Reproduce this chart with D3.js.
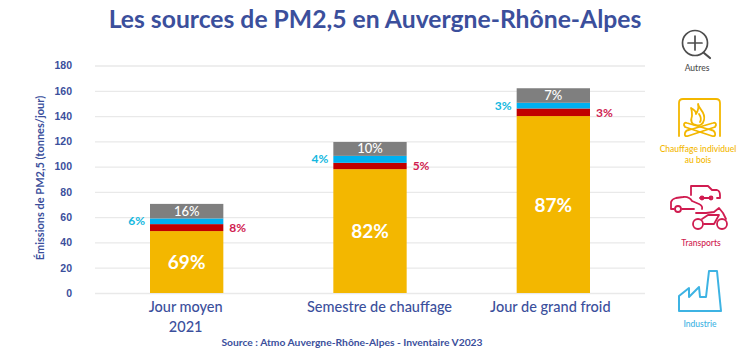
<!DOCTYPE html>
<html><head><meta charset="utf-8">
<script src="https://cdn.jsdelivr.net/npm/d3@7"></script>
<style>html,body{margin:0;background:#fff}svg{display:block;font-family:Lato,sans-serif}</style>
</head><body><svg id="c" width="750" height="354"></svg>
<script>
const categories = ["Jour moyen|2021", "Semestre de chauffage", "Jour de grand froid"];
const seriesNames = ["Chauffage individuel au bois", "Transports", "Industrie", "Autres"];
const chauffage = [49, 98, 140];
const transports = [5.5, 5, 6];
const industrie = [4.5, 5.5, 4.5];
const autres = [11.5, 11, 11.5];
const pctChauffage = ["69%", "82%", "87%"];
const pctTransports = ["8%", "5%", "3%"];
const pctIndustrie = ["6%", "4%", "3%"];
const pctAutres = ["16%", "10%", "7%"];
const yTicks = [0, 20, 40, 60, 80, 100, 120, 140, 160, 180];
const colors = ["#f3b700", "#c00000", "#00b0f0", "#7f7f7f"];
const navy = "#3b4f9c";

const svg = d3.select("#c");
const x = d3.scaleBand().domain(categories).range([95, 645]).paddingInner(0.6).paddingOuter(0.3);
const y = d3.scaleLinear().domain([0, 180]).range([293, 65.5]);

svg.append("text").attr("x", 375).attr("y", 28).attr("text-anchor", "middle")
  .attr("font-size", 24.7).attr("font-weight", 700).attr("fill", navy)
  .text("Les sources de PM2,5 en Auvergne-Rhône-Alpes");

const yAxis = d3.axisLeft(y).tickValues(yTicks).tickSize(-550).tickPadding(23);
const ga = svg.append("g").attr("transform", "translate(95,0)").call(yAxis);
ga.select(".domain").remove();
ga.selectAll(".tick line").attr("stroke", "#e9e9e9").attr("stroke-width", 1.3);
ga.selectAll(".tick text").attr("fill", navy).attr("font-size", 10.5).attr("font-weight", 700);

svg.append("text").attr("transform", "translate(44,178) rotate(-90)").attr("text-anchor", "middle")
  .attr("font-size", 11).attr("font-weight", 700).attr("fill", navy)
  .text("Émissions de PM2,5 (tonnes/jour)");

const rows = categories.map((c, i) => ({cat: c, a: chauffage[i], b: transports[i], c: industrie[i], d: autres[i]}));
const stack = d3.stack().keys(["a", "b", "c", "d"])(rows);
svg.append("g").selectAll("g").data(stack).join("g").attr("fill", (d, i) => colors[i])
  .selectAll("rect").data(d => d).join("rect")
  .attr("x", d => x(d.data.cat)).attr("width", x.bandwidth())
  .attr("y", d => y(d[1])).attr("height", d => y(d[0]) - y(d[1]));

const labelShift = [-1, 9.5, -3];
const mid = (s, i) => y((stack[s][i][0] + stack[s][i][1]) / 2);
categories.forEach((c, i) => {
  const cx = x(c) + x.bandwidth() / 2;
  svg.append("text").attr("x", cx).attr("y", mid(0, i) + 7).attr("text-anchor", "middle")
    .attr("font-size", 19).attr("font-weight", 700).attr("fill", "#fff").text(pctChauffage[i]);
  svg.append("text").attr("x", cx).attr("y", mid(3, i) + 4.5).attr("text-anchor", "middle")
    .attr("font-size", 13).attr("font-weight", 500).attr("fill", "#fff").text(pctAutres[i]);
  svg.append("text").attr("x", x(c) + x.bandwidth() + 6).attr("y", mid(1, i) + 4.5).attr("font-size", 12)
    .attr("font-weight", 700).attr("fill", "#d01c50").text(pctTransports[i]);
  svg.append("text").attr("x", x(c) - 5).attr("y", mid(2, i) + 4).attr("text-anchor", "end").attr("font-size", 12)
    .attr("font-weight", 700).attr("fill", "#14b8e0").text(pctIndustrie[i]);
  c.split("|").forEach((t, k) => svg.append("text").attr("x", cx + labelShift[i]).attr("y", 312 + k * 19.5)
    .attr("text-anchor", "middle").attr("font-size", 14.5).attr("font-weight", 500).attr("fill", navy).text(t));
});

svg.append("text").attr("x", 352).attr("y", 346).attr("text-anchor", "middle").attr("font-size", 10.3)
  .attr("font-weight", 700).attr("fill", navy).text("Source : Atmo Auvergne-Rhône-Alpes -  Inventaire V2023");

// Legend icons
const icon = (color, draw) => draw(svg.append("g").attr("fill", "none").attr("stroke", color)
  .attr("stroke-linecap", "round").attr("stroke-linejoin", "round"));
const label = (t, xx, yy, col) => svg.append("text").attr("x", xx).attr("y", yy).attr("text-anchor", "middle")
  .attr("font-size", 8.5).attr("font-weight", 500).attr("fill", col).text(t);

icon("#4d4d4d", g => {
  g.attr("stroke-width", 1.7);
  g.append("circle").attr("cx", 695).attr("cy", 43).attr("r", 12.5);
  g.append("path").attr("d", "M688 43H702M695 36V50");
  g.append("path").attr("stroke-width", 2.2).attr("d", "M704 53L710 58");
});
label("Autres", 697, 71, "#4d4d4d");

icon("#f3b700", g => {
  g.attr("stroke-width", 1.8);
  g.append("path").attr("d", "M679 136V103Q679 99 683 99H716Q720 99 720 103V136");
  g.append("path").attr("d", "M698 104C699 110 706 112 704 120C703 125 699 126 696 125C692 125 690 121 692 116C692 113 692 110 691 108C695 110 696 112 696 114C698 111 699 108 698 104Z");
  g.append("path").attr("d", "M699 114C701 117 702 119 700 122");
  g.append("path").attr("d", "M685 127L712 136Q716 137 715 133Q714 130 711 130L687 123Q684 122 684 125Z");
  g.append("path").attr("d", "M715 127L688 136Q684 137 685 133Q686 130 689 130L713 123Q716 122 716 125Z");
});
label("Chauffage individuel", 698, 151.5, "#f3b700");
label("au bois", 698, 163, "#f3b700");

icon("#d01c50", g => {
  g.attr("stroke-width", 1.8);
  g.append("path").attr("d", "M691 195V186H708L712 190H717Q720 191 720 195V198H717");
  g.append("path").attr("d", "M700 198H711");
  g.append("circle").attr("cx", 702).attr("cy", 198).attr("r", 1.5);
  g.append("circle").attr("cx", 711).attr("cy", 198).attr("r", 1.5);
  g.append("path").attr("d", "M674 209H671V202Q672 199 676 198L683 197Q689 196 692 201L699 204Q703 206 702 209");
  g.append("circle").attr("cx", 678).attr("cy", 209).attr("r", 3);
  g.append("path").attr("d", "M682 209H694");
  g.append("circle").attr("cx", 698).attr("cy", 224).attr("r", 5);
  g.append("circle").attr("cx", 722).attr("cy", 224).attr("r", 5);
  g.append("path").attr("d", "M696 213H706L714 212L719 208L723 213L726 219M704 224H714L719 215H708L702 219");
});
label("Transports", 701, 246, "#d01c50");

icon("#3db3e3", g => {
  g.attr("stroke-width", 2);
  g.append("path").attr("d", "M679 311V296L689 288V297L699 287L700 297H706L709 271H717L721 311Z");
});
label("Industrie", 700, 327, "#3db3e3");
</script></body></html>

■ **Job**: Transcribe all of the material exactly, leaving out whatever pictures it contains.

■ **Output for this task**:
Reproduce this chart with D3.js.
<!DOCTYPE html>
<html><head><meta charset="utf-8">
<script src="https://cdn.jsdelivr.net/npm/d3@7"></script>
<style>html,body{margin:0;background:#fff}svg{display:block;font-family:Lato,sans-serif}</style>
</head><body><svg id="c" width="750" height="354"></svg>
<script>
const categories = ["Jour moyen|2021", "Semestre de chauffage", "Jour de grand froid"];
const seriesNames = ["Chauffage individuel au bois", "Transports", "Industrie", "Autres"];
const chauffage = [49, 98, 140];
const transports = [5.5, 5, 6];
const industrie = [4.5, 5.5, 4.5];
const autres = [11.5, 11, 11.5];
const pctChauffage = ["69%", "82%", "87%"];
const pctTransports = ["8%", "5%", "3%"];
const pctIndustrie = ["6%", "4%", "3%"];
const pctAutres = ["16%", "10%", "7%"];
const yTicks = [0, 20, 40, 60, 80, 100, 120, 140, 160, 180];
const colors = ["#f3b700", "#c00000", "#00b0f0", "#7f7f7f"];
const navy = "#3b4f9c";

const svg = d3.select("#c");
const x = d3.scaleBand().domain(categories).range([95, 645]).paddingInner(0.6).paddingOuter(0.3);
const y = d3.scaleLinear().domain([0, 180]).range([293, 65.5]);

svg.append("text").attr("x", 375).attr("y", 28).attr("text-anchor", "middle")
  .attr("font-size", 24.7).attr("font-weight", 700).attr("fill", navy)
  .text("Les sources de PM2,5 en Auvergne-Rhône-Alpes");

const yAxis = d3.axisLeft(y).tickValues(yTicks).tickSize(-550).tickPadding(23);
const ga = svg.append("g").attr("transform", "translate(95,0)").call(yAxis);
ga.select(".domain").remove();
ga.selectAll(".tick line").attr("stroke", "#e9e9e9").attr("stroke-width", 1.3);
ga.selectAll(".tick text").attr("fill", navy).attr("font-size", 10.5).attr("font-weight", 700);

svg.append("text").attr("transform", "translate(44,178) rotate(-90)").attr("text-anchor", "middle")
  .attr("font-size", 11).attr("font-weight", 700).attr("fill", navy)
  .text("Émissions de PM2,5 (tonnes/jour)");

const rows = categories.map((c, i) => ({cat: c, a: chauffage[i], b: transports[i], c: industrie[i], d: autres[i]}));
const stack = d3.stack().keys(["a", "b", "c", "d"])(rows);
svg.append("g").selectAll("g").data(stack).join("g").attr("fill", (d, i) => colors[i])
  .selectAll("rect").data(d => d).join("rect")
  .attr("x", d => x(d.data.cat)).attr("width", x.bandwidth())
  .attr("y", d => y(d[1])).attr("height", d => y(d[0]) - y(d[1]));

const labelShift = [-1, 9.5, -3];
const mid = (s, i) => y((stack[s][i][0] + stack[s][i][1]) / 2);
categories.forEach((c, i) => {
  const cx = x(c) + x.bandwidth() / 2;
  svg.append("text").attr("x", cx).attr("y", mid(0, i) + 7).attr("text-anchor", "middle")
    .attr("font-size", 19).attr("font-weight", 700).attr("fill", "#fff").text(pctChauffage[i]);
  svg.append("text").attr("x", cx).attr("y", mid(3, i) + 4.5).attr("text-anchor", "middle")
    .attr("font-size", 13).attr("font-weight", 500).attr("fill", "#fff").text(pctAutres[i]);
  svg.append("text").attr("x", x(c) + x.bandwidth() + 6).attr("y", mid(1, i) + 4.5).attr("font-size", 12)
    .attr("font-weight", 700).attr("fill", "#d01c50").text(pctTransports[i]);
  svg.append("text").attr("x", x(c) - 5).attr("y", mid(2, i) + 4).attr("text-anchor", "end").attr("font-size", 12)
    .attr("font-weight", 700).attr("fill", "#14b8e0").text(pctIndustrie[i]);
  c.split("|").forEach((t, k) => svg.append("text").attr("x", cx + labelShift[i]).attr("y", 312 + k * 19.5)
    .attr("text-anchor", "middle").attr("font-size", 14.5).attr("font-weight", 500).attr("fill", navy).text(t));
});

svg.append("text").attr("x", 352).attr("y", 346).attr("text-anchor", "middle").attr("font-size", 10.3)
  .attr("font-weight", 700).attr("fill", navy).text("Source : Atmo Auvergne-Rhône-Alpes -  Inventaire V2023");

// Legend icons
const icon = (color, draw) => draw(svg.append("g").attr("fill", "none").attr("stroke", color)
  .attr("stroke-linecap", "round").attr("stroke-linejoin", "round"));
const label = (t, xx, yy, col) => svg.append("text").attr("x", xx).attr("y", yy).attr("text-anchor", "middle")
  .attr("font-size", 8.5).attr("font-weight", 500).attr("fill", col).text(t);

icon("#4d4d4d", g => {
  g.attr("stroke-width", 1.7);
  g.append("circle").attr("cx", 695).attr("cy", 43).attr("r", 12.5);
  g.append("path").attr("d", "M688 43H702M695 36V50");
  g.append("path").attr("stroke-width", 2.2).attr("d", "M704 53L710 58");
});
label("Autres", 697, 71, "#4d4d4d");

icon("#f3b700", g => {
  g.attr("stroke-width", 1.8);
  g.append("path").attr("d", "M679 136V103Q679 99 683 99H716Q720 99 720 103V136");
  g.append("path").attr("d", "M698 104C699 110 706 112 704 120C703 125 699 126 696 125C692 125 690 121 692 116C692 113 692 110 691 108C695 110 696 112 696 114C698 111 699 108 698 104Z");
  g.append("path").attr("d", "M699 114C701 117 702 119 700 122");
  g.append("path").attr("d", "M685 127L712 136Q716 137 715 133Q714 130 711 130L687 123Q684 122 684 125Z");
  g.append("path").attr("d", "M715 127L688 136Q684 137 685 133Q686 130 689 130L713 123Q716 122 716 125Z");
});
label("Chauffage individuel", 698, 151.5, "#f3b700");
label("au bois", 698, 163, "#f3b700");

icon("#d01c50", g => {
  g.attr("stroke-width", 1.8);
  g.append("path").attr("d", "M691 195V186H708L712 190H717Q720 191 720 195V198H717");
  g.append("path").attr("d", "M700 198H711");
  g.append("circle").attr("cx", 702).attr("cy", 198).attr("r", 1.5);
  g.append("circle").attr("cx", 711).attr("cy", 198).attr("r", 1.5);
  g.append("path").attr("d", "M674 209H671V202Q672 199 676 198L683 197Q689 196 692 201L699 204Q703 206 702 209");
  g.append("circle").attr("cx", 678).attr("cy", 209).attr("r", 3);
  g.append("path").attr("d", "M682 209H694");
  g.append("circle").attr("cx", 698).attr("cy", 224).attr("r", 5);
  g.append("circle").attr("cx", 722).attr("cy", 224).attr("r", 5);
  g.append("path").attr("d", "M696 213H706L714 212L719 208L723 213L726 219M704 224H714L719 215H708L702 219");
});
label("Transports", 701, 246, "#d01c50");

icon("#3db3e3", g => {
  g.attr("stroke-width", 2);
  g.append("path").attr("d", "M679 311V296L689 288V297L699 287L700 297H706L709 271H717L721 311Z");
});
label("Industrie", 700, 327, "#3db3e3");
</script></body></html>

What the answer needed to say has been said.